Even when we take time off for holiday we want the conditions to be just the way we’ve come to expect them. We travel the globe in an ever-expanding search for new more meaningful experiences. Fantasies confected by the relentlessly growing weekend travel guide urge us on. Yet, the destinations seem to appeal because they sound like a luxury form of home. Resorts created with air-conditioned hotels offering the opportunity to view foreign vistas as comfortably as one could on TV. All packaged up with the reassurance of restaurant quality food the like of which is probably found in your local good food guide.

So, today I find myself forced to swap the controlled lifestyle I expect, for something else, something which feels ancient and alien. I can’t get on with much as the heat holds me down. I pick up a book and as the fan hums, nod in and out of a doze. Debby says how good it is to see me resting with my mind disengaged. And that’s when it hits me. I don’t think to stop for rest. The conditions are always conducive to work, so I work. Sundays used to be different, so we got rid of them. The idea we needed time to recover from all the busyness of our lives was jettisoned. Now we can shop seven days a week, just as we work at all kinds of chores, paid or unpaid seven days a week. The human inspired world demands ever more activity and ever more consumption.

Finally, I realised today was a gift. I could really appreciate what was happening around me in a world bristling with smouldering power. Because of the heat, I couldn’t be terribly active. Still life, that rarest of experiences in our modern world of more, settled over me. Gradually, as I have rested my life has come into balance with the world I truly inhabit. The very heat itself seems to have settled with me and I am at peace with it.

With Christmas just days away I want to wish you a peaceful time. Whether you are looking for still life or not I hope you may find it creeping up on you in a delightful, unexpected way. If you are planning to travel on holiday then I hope you will find some way to fully engage in the otherness of the experience. Perhaps more with a pilgrim’s mind as my friend, Satish Kumar wrote:

“When we journey as pilgrims, we go with a sense of the sacred, without making demands – and indeed, we expect a certain amount of inconvenience and hardship on the journey, whereas tourism expects the world to be arranged for it. In the age of ecology, perhaps pilgrimage and tourism need to come closer together.”
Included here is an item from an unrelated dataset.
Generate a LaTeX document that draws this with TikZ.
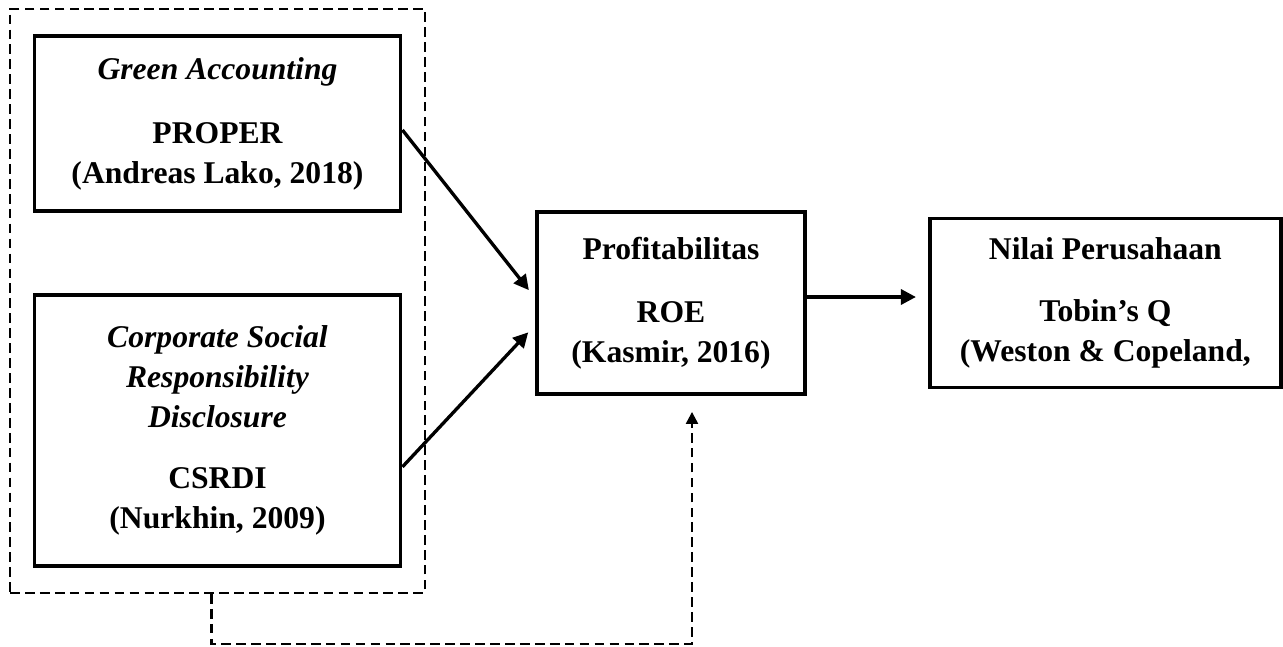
\documentclass[tikz,border=0pt]{standalone}
\usepackage{fontspec}
\setmainfont{Liberation Serif}
\usetikzlibrary{arrows.meta,positioning,fit}

\begin{document}
\begin{tikzpicture}[
    node distance=1.6cm and 2.42cm,
    box/.style={draw, line width=2.2pt, align=center, inner sep=0pt,
      font=\fontsize{18}{22.8}\selectfont\bfseries},
    group/.style={draw, line width=1.3pt, dash pattern=on 5.5pt off 3pt},
    arrow/.style={-{Triangle[length=3mm, width=3mm]}, line width=1.9pt, shorten >=0.2cm},
    dasharrow/.style={-{Triangle[length=2.4mm, width=2.4mm]}, line width=1.3pt,
      dash pattern=on 5.5pt off 3pt, shorten >=0.32cm}
  ]
    \useasboundingbox (0,0) rectangle (25.66,12.92);

    \node[box, minimum width=7.32cm, minimum height=3.5cm] (green) at (4.35,10.45)
      {\textit{Green Accounting}\\[0.48cm]PROPER\\(Andreas Lako, 2018)};
    \node[box, below=of green, minimum width=7.32cm, minimum height=5.42cm] (csr)
      {\textit{Corporate Social}\\\textit{Responsibility}\\\textit{Disclosure}\\[0.42cm]CSRDI\\(Nurkhin, 2009)};

    \node[group, fit=(green)(csr), inner xsep=0.45cm, inner ysep=0.5cm] (variabel) {};

    \node[box, minimum width=5.36cm, minimum height=3.64cm] (prof) at (13.42,6.86)
      {Profitabilitas\\[0.45cm]ROE\\(Kasmir, 2016)};
    \node[box, right=of prof, minimum width=7.02cm, minimum height=3.38cm] (nilai)
      {Nilai Perusahaan\\[0.45cm]Tobin’s Q\\(Weston \& Copeland,};

    \draw[arrow] ([yshift=-0.13cm]green.east) -- ([yshift=0.1cm]prof.west);
    \draw[arrow] ([yshift=-0.73cm]csr.east) -- ([yshift=-0.44cm]prof.west);
    \draw[arrow, shorten >=0.24cm] ([yshift=0.12cm]prof.east) -- ([yshift=0.12cm]prof.east -| nilai.west);
    \draw[dasharrow] ([xshift=-0.12cm]variabel.south) -- ++(0,-1.0) -| ([xshift=0.42cm]prof.south);
  \end{tikzpicture}
\end{document}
For me this Christmas, I will not travel. Living by the bay, I know I am never more at peace than when immersed in the water. By throwing myself daily into the churning, ever-changing waters of Port Phillip Bay, I get to experience the seasons. Afterwards, a restorative cup of coffee with friends means my life is complete. Yes, life can be that simple and with summer’s already elevated temperatures you’ll see my flip flops resting quietly on Brighton pier most days. Why, even Mr Badger might venture out of his hole for an experience like that.